## Exercise goal
Begin at the first line of the data and copy each line through the one containing "var seriesNames = ['Gemeten', 'Berekend'];", that line included, with no pictures.
--- BEGIN Collected data ---
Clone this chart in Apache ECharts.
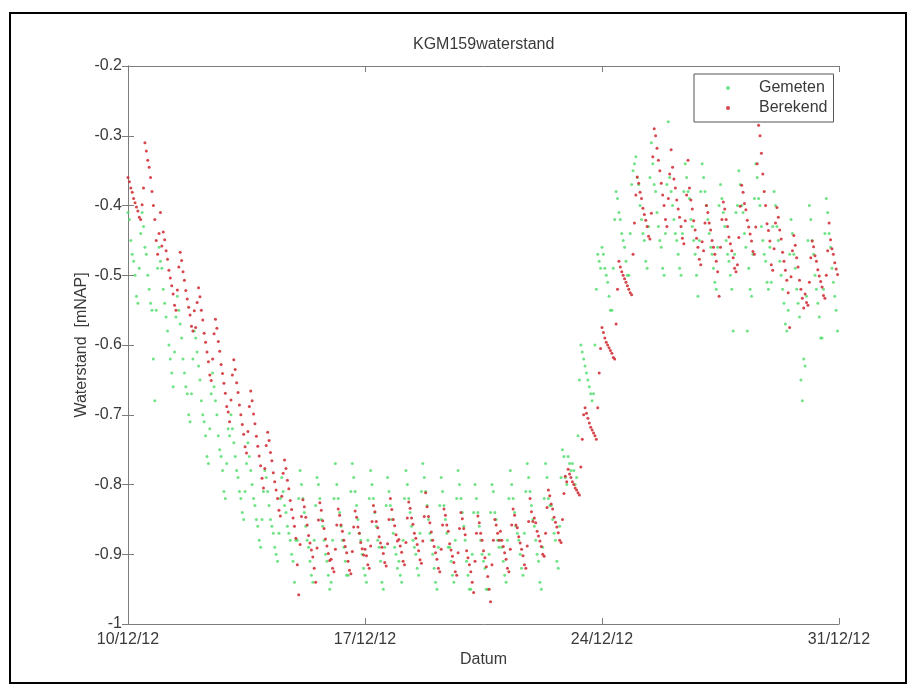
<!DOCTYPE html>
<html>
<head>
<meta charset="utf-8">
<script src="https://cdn.jsdelivr.net/npm/echarts/dist/echarts.min.js"></script>
<style>
html,body{margin:0;padding:0;background:#fff}
#main{width:916px;height:695px}
</style>
</head>
<body>
<div id="main"></div>
<script>
// hourly samples from 10/12/12 00:00
var startDate = new Date(2012, 11, 10);
var seriesNames = ['Gemeten', 'Berekend'];

// measured level, cm (one row per day, 24 hours)
var gemetenCm = [
  -41,-42,-45,-47,-48,-50,-53,-54,-49,-44,-41,-43, -46,-47,-50,-52,-54,-55,-62,-68,-55,-49,-46,-48,
  -49,-52,-54,-56,-58,-60,-62,-64,-66,-61,-56,-53, -55,-57,-59,-62,-64,-66,-67,-70,-71,-67,-62,-58,
  -59,-61,-63,-65,-68,-70,-71,-73,-76,-77,-72,-67, -64,-66,-68,-70,-73,-75,-76,-78,-81,-82,-77,-72,
  -73,-70,-72,-74,-76,-78,-79,-81,-82,-84,-85,-81, -77,-74,-76,-78,-80,-82,-83,-85,-86,-88,-89,-85,
  -81,-78,-79,-81,-83,-85,-86,-87,-89,-90,-91,-87, -82,-79,-81,-83,-84,-86,-87,-88,-90,-91,-94,-88,
  -88,-82,-78,-80,-82,-84,-86,-88,-89,-91,-93,-94, -88,-83,-79,-80,-82,-85,-86,-88,-90,-91,-93,-95,
  -94,-88,-82,-77,-80,-82,-84,-86,-88,-89,-91,-93, -93,-87,-81,-77,-79,-81,-83,-85,-87,-88,-90,-92,
  -93,-94,-88,-82,-78,-80,-82,-84,-86,-88,-89,-91, -94,-95,-89,-83,-79,-81,-83,-85,-87,-89,-90,-92,
  -91,-93,-94,-88,-82,-78,-80,-82,-84,-86,-88,-89, -90,-92,-93,-87,-81,-77,-79,-81,-83,-85,-87,-88,
  -90,-92,-94,-95,-89,-83,-79,-81,-83,-85,-87,-89, -89,-91,-93,-94,-88,-82,-78,-80,-82,-84,-86,-88,
  -91,-93,-95,-95,-90,-84,-80,-82,-84,-86,-88,-90, -91,-92,-95,-95,-90,-84,-80,-81,-84,-85,-88,-89,
  -88,-89,-91,-93,-94,-88,-82,-78,-80,-82,-84,-86, -87,-88,-90,-92,-93,-87,-81,-77,-79,-81,-83,-85,
  -86,-88,-90,-91,-94,-95,-89,-82,-77,-79,-82,-83, -83,-85,-87,-88,-91,-92,-86,-79,-75,-76,-79,-80,
  -76,-77,-78,-77,-78,-80,-79,-73,-65,-60,-61,-62, -63,-64,-65,-66,-67,-68,-67,-60,-52,-47,-48,-49,
  -46,-47,-49,-50,-51,-53,-55,-55,-49,-42,-38,-39, -41,-42,-44,-45,-46,-48,-50,-50,-44,-37,-35,-34,
  -33,-36,-37,-40,-42,-44,-45,-48,-49,-43,-36,-31, -34,-37,-38,-41,-43,-45,-46,-49,-50,-44,-37,-28,
  -36,-38,-40,-42,-44,-45,-47,-49,-50,-44,-38,-34, -36,-38,-39,-42,-43,-45,-47,-50,-53,-45,-38,-34,
  -36,-38,-40,-42,-44,-46,-47,-49,-51,-52,-46,-40, -37,-39,-41,-43,-45,-47,-48,-50,-52,-58,-47,-41,
  -40,-35,-37,-40,-41,-44,-46,-58,-49,-52,-53,-47, -39,-34,-36,-39,-40,-43,-45,-47,-48,-51,-52,-46,
  -51,-43,-38,-40,-43,-45,-48,-50,-52,-54,-57,-58, -55,-47,-42,-44,-47,-49,-52,-54,-56,-65,-68,-62,
  -63,-53,-45,-40,-42,-45,-47,-50,-52,-54,-56,-59, -59,-52,-44,-39,-41,-44,-46,-49,-51,-53,-55,-58
];

// computed level, mm (one row per day, 24 hours)
var berekendMm = [
  -360,-366,-375,-381,-390,-396,-402,-408,-417,-420,-399,-375, -310,-322,-335,-345,-360,-380,-400,-420,-450,-470,-440,-410,
  -458,-438,-449,-465,-477,-493,-504,-515,-527,-543,-550,-521, -488,-467,-479,-495,-507,-522,-534,-546,-557,-573,-580,-551,
  -575,-539,-518,-531,-550,-564,-583,-596,-610,-624,-643,-651, -620,-584,-563,-576,-595,-609,-628,-641,-655,-669,-688,-696,
  -710,-679,-643,-621,-635,-654,-668,-686,-700,-714,-728,-746, -755,-724,-688,-666,-680,-699,-713,-731,-745,-759,-773,-791,
  -805,-777,-744,-725,-737,-754,-766,-783,-796,-808,-820,-837, -845,-817,-784,-765,-777,-794,-806,-823,-836,-848,-860,-877,
  -915,-958,-886,-846,-822,-832,-847,-858,-873,-884,-894,-904, -920,-940,-891,-851,-826,-837,-852,-863,-878,-888,-899,-909,
  -907,-920,-925,-893,-858,-835,-844,-858,-867,-880,-889,-898, -910,-923,-928,-896,-861,-838,-847,-861,-870,-883,-892,-901,
  -893,-902,-915,-920,-888,-853,-830,-839,-853,-862,-875,-884, -890,-899,-912,-917,-885,-850,-820,-836,-850,-859,-872,-881,
  -879,-888,-897,-910,-915,-883,-848,-825,-834,-848,-857,-870, -877,-886,-895,-908,-913,-881,-846,-812,-832,-846,-855,-868,
  -880,-889,-898,-907,-920,-925,-893,-858,-835,-844,-858,-867, -885,-894,-903,-912,-925,-930,-898,-863,-840,-849,-863,-872,
  -895,-905,-915,-925,-940,-955,-910,-870,-845,-855,-870,-880, -895,-905,-918,-932,-950,-968,-915,-880,-850,-858,-870,-880,
  -867,-880,-889,-898,-907,-920,-925,-893,-858,-835,-844,-858, -862,-875,-884,-893,-902,-915,-920,-888,-853,-820,-839,-853,
  -848,-855,-867,-874,-881,-889,-900,-903,-870,-833,-808,-816, -828,-835,-847,-854,-861,-869,-880,-883,-850,-813,-788,-796,
  -778,-785,-790,-796,-800,-805,-808,-812,-815,-775,-735,-700, -690,-698,-705,-712,-718,-722,-726,-730,-735,-690,-640,-605,
  -575,-582,-590,-596,-600,-604,-608,-612,-618,-620,-570,-520, -480,-488,-495,-500,-505,-510,-515,-520,-525,-528,-470,-425,
  -385,-359,-368,-381,-390,-404,-413,-421,-430,-444,-448,-411, -330,-290,-300,-318,-335,-350,-368,-385,-400,-420,-430,-390,
  -355,-320,-345,-362,-375,-392,-405,-417,-430,-447,-455,-422, -385,-335,-375,-392,-405,-422,-435,-447,-460,-477,-485,-452,
  -465,-425,-400,-410,-425,-435,-450,-460,-470,-480,-495,-530, -460,-420,-395,-405,-420,-430,-445,-455,-465,-475,-490,-495,
  -485,-446,-401,-371,-381,-397,-406,-421,-431,-441,-451,-466, -470,-431,-340,-285,-300,-325,-355,-380,-400,-426,-436,-451,
  -485,-493,-462,-425,-403,-417,-435,-448,-467,-480,-493,-507, -525,-575,-502,-465,-443,-457,-475,-488,-507,-520,-533,-547,
  -527,-539,-543,-510,-475,-451,-459,-472,-480,-492,-501,-509, -517,-529,-533,-500,-465,-425,-449,-462,-470,-482,-491,-499
];

var font = "'Liberation Sans', Arial, sans-serif";
var axisColor = '#7c7c7c';
var textColor = '#3a3a3a';

function pad2(n) { return (n < 10 ? '0' : '') + n; }
function dayLabel(v) {
  var d = new Date(startDate.getTime() + v * 86400000);
  return pad2(d.getDate()) + '/' + pad2(d.getMonth() + 1) + '/' + pad2(d.getFullYear() % 100);
}

var gemetenData = gemetenCm.map(function (v, i) { return [i / 24, v / 100]; });
var berekendData = berekendMm.map(function (v, i) { return [i / 24, v / 1000]; });

var chart = echarts.init(document.getElementById('main'));
var boxAxis = {
  axisLine: { show: true, lineStyle: { color: axisColor, width: 1 } },
  axisTick: { show: true, inside: true, length: 6, lineStyle: { color: axisColor } },
  splitLine: { show: false }
};

chart.setOption({
  animation: false,
  backgroundColor: '#fff',
  textStyle: { fontFamily: font },
  title: {
    text: 'KGM159waterstand',
    left: 413, top: 37, padding: 0,
    textStyle: { fontSize: 16, fontWeight: 'normal', color: textColor, fontFamily: font }
  },
  legend: {
    data: seriesNames,
    orient: 'vertical',
    left: 694, top: 74,
    padding: [5, 6, 5, 32],
    itemGap: 2,
    itemWidth: 4, itemHeight: 4,
    icon: 'circle',
    borderColor: '#555', borderWidth: 1, borderRadius: 0,
    backgroundColor: '#fff',
    textStyle: { fontSize: 16, lineHeight: 18, color: textColor, fontFamily: font, padding: [0, 0, 0, 24] }
  },
  grid: { left: 128, right: 77, top: 66, bottom: 71, containLabel: false },
  xAxis: [
    Object.assign({
      type: 'value', min: 0, max: 21, interval: 7,
      name: 'Datum', nameLocation: 'middle', nameGap: 28, nameMoveOverlap: false,
      nameTextStyle: { fontSize: 16, color: textColor, fontFamily: font },
      axisLabel: { fontSize: 16, color: textColor, margin: 8, fontFamily: font, formatter: dayLabel }
    }, boxAxis),
    Object.assign({
      type: 'value', min: 0, max: 21, interval: 7, position: 'top',
      axisLabel: { show: false }
    }, boxAxis)
  ],
  yAxis: [
    Object.assign({
      type: 'value', min: -1, max: -0.2, interval: 0.1,
      name: 'Waterstand  [mNAP]', nameLocation: 'middle', nameGap: 38, nameMoveOverlap: false,
      nameTextStyle: { fontSize: 16, color: textColor, fontFamily: font },
      axisLabel: { fontSize: 16, color: textColor, margin: 6, fontFamily: font }
    }, boxAxis),
    Object.assign({
      type: 'value', min: -1, max: -0.2, interval: 0.1, position: 'right',
      axisLabel: { show: false }
    }, boxAxis)
  ],
  graphic: [{
    type: 'rect',
    shape: { x: 10, y: 13, width: 896, height: 670 },
    style: { fill: 'none', stroke: '#000', lineWidth: 2 },
    silent: true
  }],
  series: [
    {
      name: seriesNames[0], type: 'scatter', data: gemetenData,
      symbol: 'circle', symbolSize: 3,
      itemStyle: { color: '#4cdc68', opacity: 0.8 },
      emphasis: { disabled: true }
    },
    {
      name: seriesNames[1], type: 'scatter', data: berekendData,
      symbol: 'circle', symbolSize: 3,
      itemStyle: { color: '#d2323a', opacity: 0.9 },
      emphasis: { disabled: true }
    }
  ]
});
</script>
</body>
</html>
--- END Collected data ---
## Task result
Clone this chart in Apache ECharts.
<!DOCTYPE html>
<html>
<head>
<meta charset="utf-8">
<script src="https://cdn.jsdelivr.net/npm/echarts/dist/echarts.min.js"></script>
<style>
html,body{margin:0;padding:0;background:#fff}
#main{width:916px;height:695px}
</style>
</head>
<body>
<div id="main"></div>
<script>
// hourly samples from 10/12/12 00:00
var startDate = new Date(2012, 11, 10);
var seriesNames = ['Gemeten', 'Berekend'];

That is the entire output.